Etiket özelliği bulunan logo, temsil ettiği firmayı yansıtan özelliklere sahip olmalıdır. Firmanın misyonu ve vizyonu, vermek istediği mesaj, hitap etmek istediği kitle ve amacı gibi meseleler, logonun tasarlanması için gereken altyapıyı hazırlamaya yardımcı olacaktır. Logo, kitleleri kendisine çekebilen ve temsil ettiği firmayı en basit çizgilerle anlatmaya yarayan resimlerdir. Bu nedenle mükemmel logo tasarımı, kaos halindeki bir resmin törpülenerek olabilecek en basit hale getirilmesi ile mümkün olmaktadır. Bu noktada, Instagram, Pepsi, Apple, Volkswagen gibi dünya çapında ünlü olan kimi büyük markalara ait logoların zaman içerisinde değişerek giderek daha basit ve kalemle kolayca çizilebilir hale getirildiği unutulmamalıdır. Her şeyin çok hızlı tüketildiği ve tüketilen şeyin yerine hemen yeni bir şeyin koyulabildiği günümüzde, modaya ve hızlı tüketimin sağladığı kargaşaya uygun logo tasarımı yapmak, zamanı dolduğunda logonun, dolayısıyla da markanın işlevini yitirmesine ve gözden kaybolmasına yol açabilmektedir. Bu nedenle klasik çizgiden ayrılmayan, hem günümüze hitap eden hem de geleceğe adapte edilebilme potansiyeli olan basit ve akılda kalıcı logo tasarlamak icap etmektedir.

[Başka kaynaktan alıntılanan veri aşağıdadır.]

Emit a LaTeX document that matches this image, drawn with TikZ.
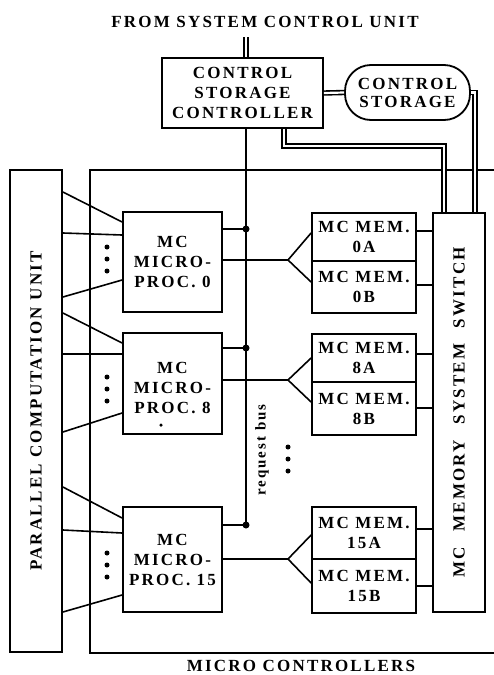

Bunun yolu ise gözlemden geçmektedir. Oldukça karmaşık görünen ama doğru yerden bakıldığında çok basit bir cevabı olan zor geometri soruları gibi logo tasarımı da basit ama doğru yerden bakmayı gerektiren bir uzmanlık alanıdır. Gözlem yapmak, gözlemleri kâğıda dökmek ve bunların üzerinden defalarca geçerek ortaya anlamlı ve ilgili markaya uygun bir logo tasarımı yapmak, uğraştırıcı olduğu kadar tatmin edici bir yaratma sürecidir.